Second Bank of the United States/Portrait Gallery

If ever you're in Philadelphia, this Portrait Gallery Museum ought to be at the top of your "must-visit" list.

I saw this Portrait Gallery for the first time during the PSOA Conference in 2008. It is located at 420 Chestnut Street (Between S. 4th and S. 5th), Philadelphia.

The building was originally a bank modeled on the Parthenon in Greece. Today the bank is home to this extraordinary Portrait Gallery.

Inside the barrel-vaulted structure, graceful Ionic columns compliment the portraits of revolutionary heroes and Federal statesman.

Those painted represent a Who's Who of the 18th century. There are signers of the Declaration and Constitution in addition to military men and foreign emissaries. 

This museum recreates the appearance of Charles Wilson Peale's "Philadelphia Museum" and displays many of the paintings he created for it. Other artists include James Sharples and Thomas Sully.

They have an "Art for Hire" exhibit that explores how 18th century artists painted and marketed their customers' portraits.
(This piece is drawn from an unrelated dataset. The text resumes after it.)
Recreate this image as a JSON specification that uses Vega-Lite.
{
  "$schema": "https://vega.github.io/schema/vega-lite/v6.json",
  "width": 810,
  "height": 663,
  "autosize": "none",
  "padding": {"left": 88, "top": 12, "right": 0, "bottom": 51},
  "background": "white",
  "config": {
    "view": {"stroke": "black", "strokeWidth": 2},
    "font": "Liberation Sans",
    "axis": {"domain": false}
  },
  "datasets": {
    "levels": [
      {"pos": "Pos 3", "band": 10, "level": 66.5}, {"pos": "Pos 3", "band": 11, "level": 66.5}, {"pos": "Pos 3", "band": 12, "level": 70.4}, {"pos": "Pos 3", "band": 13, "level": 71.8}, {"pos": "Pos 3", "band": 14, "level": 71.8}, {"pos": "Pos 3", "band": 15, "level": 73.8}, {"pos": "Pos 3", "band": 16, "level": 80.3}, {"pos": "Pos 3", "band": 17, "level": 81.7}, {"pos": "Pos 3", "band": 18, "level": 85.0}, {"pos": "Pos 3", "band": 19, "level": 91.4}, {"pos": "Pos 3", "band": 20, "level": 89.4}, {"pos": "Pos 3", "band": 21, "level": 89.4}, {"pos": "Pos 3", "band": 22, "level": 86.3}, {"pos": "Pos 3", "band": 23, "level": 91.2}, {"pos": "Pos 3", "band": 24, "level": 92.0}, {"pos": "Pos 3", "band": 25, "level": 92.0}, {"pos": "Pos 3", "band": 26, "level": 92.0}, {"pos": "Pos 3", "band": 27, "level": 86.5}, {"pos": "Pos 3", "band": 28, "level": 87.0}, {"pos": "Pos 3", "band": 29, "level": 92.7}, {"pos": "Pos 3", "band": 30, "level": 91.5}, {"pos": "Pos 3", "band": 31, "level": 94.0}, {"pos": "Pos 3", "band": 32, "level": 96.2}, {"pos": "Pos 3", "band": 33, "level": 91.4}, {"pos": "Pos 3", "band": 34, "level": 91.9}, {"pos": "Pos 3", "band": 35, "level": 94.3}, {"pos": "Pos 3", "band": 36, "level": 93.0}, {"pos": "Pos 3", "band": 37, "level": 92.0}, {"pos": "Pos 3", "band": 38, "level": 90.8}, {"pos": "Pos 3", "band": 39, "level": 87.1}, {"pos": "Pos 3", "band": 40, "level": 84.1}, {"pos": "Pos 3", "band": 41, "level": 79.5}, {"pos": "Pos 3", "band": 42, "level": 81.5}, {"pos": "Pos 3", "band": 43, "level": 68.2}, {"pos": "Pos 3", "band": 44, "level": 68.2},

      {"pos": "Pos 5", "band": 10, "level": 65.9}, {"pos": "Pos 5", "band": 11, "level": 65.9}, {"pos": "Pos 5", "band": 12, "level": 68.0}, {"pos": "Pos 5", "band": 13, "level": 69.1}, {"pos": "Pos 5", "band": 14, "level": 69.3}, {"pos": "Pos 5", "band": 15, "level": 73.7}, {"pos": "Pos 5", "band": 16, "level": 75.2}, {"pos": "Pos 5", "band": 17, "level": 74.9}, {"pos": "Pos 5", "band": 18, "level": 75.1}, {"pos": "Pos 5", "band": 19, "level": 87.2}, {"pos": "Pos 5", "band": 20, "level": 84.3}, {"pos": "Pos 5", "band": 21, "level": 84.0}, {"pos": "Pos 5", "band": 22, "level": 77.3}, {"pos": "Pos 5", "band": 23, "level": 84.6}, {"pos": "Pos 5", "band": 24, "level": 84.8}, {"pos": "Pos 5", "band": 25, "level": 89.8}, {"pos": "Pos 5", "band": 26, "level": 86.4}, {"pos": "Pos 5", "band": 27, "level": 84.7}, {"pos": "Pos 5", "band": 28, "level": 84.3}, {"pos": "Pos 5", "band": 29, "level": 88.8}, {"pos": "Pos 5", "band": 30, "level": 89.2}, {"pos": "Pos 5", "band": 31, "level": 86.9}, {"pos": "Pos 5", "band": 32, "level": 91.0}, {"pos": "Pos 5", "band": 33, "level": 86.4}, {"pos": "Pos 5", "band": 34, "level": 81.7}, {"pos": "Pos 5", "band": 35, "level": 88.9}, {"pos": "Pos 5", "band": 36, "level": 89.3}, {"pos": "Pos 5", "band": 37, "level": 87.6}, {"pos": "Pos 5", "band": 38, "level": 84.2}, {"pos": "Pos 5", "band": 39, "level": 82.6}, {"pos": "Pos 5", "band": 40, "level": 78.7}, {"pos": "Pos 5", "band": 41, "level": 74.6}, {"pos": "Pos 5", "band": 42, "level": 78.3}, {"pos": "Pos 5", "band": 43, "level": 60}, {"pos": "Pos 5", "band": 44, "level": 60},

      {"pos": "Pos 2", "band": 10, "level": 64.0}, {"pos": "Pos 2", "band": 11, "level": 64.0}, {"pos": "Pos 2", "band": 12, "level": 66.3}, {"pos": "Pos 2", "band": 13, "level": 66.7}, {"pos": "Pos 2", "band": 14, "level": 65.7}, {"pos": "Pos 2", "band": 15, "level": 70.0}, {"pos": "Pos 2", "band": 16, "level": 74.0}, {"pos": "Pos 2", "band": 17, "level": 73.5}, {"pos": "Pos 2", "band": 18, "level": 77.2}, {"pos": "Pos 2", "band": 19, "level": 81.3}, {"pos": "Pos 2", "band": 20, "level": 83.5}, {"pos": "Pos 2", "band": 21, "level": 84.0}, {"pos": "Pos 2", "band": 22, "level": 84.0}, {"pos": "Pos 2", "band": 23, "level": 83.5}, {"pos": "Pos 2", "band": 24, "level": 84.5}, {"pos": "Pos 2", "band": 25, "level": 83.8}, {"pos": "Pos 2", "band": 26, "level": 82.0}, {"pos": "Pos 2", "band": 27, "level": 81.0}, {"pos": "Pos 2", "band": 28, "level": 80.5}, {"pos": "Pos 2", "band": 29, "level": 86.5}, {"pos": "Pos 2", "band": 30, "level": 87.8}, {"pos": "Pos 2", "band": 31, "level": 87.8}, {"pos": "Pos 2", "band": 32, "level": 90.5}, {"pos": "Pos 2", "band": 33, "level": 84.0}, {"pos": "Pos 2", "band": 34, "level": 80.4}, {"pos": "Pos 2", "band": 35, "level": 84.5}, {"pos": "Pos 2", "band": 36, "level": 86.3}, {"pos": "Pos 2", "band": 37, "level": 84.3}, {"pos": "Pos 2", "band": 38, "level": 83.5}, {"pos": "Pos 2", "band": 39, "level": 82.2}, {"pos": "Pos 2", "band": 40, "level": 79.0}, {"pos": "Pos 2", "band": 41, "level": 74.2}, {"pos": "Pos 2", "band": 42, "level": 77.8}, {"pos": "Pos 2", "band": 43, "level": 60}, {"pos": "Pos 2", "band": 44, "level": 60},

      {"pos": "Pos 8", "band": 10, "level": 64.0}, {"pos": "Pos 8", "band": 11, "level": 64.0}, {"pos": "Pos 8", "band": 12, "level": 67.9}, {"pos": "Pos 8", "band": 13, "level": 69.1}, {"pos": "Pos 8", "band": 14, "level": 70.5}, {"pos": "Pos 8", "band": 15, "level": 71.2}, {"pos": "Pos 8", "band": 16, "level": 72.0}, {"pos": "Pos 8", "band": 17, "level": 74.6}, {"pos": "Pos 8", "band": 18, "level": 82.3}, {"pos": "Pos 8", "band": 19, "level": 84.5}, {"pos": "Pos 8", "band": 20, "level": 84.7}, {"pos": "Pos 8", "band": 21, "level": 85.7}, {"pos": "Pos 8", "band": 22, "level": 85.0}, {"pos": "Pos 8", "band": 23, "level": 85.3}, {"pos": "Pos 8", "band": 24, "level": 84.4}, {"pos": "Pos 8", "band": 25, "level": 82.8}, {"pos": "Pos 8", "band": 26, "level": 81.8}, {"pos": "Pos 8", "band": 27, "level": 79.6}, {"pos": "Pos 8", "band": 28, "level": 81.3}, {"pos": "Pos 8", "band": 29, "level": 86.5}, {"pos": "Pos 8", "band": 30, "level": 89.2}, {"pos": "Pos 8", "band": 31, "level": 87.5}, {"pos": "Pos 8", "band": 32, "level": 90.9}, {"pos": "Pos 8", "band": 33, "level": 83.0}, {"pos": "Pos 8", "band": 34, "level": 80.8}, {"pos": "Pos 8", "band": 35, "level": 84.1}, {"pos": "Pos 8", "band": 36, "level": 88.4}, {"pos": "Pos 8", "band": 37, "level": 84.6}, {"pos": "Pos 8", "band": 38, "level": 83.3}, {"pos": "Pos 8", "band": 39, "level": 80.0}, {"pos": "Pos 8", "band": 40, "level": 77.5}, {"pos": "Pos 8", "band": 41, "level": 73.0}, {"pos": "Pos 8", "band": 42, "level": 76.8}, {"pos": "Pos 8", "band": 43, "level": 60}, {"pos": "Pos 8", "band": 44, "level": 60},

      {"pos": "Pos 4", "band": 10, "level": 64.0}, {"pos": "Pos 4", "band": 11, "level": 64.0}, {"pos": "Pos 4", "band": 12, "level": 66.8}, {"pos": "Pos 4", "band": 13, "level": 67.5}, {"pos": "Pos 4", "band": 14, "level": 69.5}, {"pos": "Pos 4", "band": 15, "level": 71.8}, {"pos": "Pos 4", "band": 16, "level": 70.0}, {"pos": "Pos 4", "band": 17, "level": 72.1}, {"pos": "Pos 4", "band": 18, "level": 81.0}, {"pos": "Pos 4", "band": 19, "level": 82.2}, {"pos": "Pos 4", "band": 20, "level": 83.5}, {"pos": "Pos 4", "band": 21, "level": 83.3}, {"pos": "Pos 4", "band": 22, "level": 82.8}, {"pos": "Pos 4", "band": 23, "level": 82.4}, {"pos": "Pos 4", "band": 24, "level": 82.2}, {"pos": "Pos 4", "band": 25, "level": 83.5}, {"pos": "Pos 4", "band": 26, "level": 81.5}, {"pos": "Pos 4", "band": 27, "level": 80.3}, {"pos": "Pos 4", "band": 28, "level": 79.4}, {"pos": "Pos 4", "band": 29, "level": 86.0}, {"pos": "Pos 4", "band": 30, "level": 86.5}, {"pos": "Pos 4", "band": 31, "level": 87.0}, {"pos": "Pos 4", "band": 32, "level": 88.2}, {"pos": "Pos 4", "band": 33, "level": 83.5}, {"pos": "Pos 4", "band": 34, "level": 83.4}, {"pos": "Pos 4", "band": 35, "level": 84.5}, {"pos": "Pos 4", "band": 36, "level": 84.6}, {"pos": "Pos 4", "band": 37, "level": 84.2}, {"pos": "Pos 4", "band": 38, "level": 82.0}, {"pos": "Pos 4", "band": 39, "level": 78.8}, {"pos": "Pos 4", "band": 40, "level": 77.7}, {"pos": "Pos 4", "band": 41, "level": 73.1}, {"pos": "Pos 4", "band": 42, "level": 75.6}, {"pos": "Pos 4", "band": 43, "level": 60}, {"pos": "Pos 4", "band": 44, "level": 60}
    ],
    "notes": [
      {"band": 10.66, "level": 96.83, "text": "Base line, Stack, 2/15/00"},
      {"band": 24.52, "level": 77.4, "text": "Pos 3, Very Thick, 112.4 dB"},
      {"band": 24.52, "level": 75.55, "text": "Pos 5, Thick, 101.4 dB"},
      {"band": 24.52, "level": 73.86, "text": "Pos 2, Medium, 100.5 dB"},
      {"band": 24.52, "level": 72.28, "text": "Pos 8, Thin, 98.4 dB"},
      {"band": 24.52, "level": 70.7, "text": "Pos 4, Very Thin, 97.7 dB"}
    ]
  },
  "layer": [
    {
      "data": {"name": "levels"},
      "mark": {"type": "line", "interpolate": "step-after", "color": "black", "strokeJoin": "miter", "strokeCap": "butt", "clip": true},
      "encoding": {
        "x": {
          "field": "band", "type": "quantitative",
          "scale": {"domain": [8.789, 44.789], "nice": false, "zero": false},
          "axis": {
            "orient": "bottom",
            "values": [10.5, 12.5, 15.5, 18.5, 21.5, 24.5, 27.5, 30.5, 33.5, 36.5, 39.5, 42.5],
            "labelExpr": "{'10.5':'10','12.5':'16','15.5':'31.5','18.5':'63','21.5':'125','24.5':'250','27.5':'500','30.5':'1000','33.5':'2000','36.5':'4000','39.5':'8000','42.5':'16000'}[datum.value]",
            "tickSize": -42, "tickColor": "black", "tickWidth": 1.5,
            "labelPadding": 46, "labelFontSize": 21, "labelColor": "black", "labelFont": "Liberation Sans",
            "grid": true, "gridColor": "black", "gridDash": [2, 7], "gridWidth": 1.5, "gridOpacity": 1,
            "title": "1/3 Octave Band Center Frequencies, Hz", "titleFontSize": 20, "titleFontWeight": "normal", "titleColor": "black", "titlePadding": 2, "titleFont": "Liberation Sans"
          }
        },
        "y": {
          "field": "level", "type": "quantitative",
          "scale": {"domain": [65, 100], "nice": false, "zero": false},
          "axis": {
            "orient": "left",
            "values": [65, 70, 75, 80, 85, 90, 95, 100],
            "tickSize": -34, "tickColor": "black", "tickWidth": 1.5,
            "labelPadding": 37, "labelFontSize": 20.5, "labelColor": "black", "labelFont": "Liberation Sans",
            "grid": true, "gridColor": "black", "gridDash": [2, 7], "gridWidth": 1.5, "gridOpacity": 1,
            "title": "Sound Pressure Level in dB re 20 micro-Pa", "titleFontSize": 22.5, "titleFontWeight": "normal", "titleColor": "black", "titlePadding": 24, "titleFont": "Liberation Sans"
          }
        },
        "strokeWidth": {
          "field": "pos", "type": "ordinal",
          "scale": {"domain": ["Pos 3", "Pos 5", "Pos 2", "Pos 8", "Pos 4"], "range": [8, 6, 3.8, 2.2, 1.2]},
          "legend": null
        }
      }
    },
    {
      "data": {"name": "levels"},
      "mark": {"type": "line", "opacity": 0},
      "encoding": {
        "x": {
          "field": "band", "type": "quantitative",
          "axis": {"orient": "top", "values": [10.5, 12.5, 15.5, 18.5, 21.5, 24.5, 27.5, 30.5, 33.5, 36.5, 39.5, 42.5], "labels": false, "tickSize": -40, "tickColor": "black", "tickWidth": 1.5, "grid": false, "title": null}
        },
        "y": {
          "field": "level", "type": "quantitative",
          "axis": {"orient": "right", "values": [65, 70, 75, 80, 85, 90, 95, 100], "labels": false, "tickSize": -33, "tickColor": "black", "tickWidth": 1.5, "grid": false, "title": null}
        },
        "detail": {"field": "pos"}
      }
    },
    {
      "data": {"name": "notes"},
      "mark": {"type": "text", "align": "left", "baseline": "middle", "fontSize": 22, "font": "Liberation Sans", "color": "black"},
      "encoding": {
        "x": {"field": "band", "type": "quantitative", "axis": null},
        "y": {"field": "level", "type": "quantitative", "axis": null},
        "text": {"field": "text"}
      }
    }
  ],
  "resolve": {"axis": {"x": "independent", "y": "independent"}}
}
It was hard to photograph inside the building and their only catalog shows small black and white pictures.
Drat. Considering that this is our nation's second biggest and most important portrait gallery - I would like to see a decent catalog.

However, the collection is magnificent and as a portrait painter it is certainly a place I'll visit again and again.
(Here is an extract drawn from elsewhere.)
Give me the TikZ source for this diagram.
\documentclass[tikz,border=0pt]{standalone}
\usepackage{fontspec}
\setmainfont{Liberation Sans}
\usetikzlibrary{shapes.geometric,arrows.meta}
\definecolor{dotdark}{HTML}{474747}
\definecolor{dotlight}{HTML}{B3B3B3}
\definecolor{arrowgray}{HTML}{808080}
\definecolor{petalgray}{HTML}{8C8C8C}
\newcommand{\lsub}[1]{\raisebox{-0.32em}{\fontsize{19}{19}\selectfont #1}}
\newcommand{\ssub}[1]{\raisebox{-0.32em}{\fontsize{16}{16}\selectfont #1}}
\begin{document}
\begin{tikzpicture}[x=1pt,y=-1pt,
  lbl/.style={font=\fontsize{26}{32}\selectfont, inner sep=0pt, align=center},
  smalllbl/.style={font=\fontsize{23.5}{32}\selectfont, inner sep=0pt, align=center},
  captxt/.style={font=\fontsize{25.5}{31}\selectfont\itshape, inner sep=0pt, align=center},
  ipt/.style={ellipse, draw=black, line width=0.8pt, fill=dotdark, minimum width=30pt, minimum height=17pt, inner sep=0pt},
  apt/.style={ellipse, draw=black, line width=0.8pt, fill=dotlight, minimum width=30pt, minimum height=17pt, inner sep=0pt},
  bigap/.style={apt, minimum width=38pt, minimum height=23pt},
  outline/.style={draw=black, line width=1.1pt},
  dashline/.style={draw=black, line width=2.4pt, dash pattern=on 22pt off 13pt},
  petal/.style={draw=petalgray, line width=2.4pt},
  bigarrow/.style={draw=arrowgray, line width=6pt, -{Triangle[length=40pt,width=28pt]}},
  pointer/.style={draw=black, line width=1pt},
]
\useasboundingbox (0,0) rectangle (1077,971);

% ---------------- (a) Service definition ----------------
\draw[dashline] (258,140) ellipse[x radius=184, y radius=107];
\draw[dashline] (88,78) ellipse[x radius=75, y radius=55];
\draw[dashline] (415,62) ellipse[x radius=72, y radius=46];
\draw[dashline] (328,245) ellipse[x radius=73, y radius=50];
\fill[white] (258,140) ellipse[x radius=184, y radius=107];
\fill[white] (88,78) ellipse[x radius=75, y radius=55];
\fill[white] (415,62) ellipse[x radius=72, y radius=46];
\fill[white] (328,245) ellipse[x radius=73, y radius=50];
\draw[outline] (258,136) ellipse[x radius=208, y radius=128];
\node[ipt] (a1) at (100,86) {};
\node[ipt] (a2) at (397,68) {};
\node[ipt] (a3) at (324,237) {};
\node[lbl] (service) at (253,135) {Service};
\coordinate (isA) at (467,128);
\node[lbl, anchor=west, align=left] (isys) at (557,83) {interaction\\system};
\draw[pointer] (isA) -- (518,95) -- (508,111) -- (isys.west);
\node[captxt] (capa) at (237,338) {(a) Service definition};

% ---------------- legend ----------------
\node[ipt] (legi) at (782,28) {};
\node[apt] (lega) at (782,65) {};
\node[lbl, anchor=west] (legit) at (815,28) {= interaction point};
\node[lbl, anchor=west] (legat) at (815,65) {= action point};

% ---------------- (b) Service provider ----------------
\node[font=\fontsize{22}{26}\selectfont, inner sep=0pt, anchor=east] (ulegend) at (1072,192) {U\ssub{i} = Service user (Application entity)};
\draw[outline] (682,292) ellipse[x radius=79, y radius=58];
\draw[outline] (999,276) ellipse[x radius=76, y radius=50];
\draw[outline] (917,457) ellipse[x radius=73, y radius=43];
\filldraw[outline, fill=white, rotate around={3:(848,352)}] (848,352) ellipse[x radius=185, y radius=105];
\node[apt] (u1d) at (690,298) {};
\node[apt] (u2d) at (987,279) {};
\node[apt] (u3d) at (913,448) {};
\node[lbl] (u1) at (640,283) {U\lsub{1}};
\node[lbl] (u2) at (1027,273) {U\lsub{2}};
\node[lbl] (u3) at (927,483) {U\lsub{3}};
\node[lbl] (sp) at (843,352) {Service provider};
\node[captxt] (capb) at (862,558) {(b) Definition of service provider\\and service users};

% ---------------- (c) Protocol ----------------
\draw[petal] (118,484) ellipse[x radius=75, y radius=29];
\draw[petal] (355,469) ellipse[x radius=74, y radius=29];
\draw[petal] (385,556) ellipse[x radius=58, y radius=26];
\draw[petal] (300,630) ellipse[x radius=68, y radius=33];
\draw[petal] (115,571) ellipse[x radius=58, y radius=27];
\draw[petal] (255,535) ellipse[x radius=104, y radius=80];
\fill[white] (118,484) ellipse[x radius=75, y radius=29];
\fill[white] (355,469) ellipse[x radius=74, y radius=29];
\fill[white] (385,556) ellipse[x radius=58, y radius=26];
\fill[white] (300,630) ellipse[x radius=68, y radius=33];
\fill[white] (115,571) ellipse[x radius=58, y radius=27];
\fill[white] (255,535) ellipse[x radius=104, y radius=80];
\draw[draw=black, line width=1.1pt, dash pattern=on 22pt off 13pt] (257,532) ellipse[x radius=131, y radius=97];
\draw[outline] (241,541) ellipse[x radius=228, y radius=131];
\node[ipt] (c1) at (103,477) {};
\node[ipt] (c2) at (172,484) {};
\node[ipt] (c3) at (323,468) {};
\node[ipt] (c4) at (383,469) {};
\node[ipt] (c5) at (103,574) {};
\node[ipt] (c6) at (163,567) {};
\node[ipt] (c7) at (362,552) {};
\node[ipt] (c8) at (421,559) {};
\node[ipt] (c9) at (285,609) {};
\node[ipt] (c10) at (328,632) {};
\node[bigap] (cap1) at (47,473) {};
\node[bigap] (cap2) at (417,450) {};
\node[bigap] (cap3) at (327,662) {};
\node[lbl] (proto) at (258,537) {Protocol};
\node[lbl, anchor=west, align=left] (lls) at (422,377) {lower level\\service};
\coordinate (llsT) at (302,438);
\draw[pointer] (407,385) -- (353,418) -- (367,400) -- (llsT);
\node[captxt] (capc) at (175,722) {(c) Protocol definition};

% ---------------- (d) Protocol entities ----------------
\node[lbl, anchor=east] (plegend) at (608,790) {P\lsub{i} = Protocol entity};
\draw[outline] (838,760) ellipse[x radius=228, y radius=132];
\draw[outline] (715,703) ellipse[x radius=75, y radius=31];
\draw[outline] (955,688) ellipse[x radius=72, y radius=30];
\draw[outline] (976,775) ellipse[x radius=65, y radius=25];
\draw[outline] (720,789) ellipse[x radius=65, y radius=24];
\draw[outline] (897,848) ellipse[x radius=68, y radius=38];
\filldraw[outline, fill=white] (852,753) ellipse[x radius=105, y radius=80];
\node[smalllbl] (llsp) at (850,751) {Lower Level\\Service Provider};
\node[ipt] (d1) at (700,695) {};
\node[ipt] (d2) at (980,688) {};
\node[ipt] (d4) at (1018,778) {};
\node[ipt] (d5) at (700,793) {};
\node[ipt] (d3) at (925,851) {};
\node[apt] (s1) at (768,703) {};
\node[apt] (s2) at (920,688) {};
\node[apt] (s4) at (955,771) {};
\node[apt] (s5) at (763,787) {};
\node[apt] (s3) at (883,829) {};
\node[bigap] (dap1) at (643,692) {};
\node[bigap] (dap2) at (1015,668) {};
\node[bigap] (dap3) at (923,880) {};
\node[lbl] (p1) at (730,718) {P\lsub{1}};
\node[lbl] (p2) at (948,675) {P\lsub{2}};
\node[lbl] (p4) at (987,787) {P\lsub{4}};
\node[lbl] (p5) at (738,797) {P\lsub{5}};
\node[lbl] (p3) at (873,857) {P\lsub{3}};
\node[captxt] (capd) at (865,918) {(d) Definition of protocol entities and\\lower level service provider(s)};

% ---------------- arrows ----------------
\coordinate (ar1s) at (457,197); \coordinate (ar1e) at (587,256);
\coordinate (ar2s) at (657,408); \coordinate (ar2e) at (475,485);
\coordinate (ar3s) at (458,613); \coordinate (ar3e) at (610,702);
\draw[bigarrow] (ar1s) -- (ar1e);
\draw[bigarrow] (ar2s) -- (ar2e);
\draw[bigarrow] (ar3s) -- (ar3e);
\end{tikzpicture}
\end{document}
I particularly like to study detail of costume and composition. In this picture (detail above) the subject is wearing tiny portraits of various members of her family on both wrists and on her buttons.

This hat really frames the face and makes the portrait. Because of the lighting, I was unable to capture the entire painting. Double drat.

"Clothing does not make the man - but it sure makes a successful portrait!" And you can quote me on this.

Another rule of thumb in a painting is to "Make Every Square Inch Interesting" and you can quote me on this one too.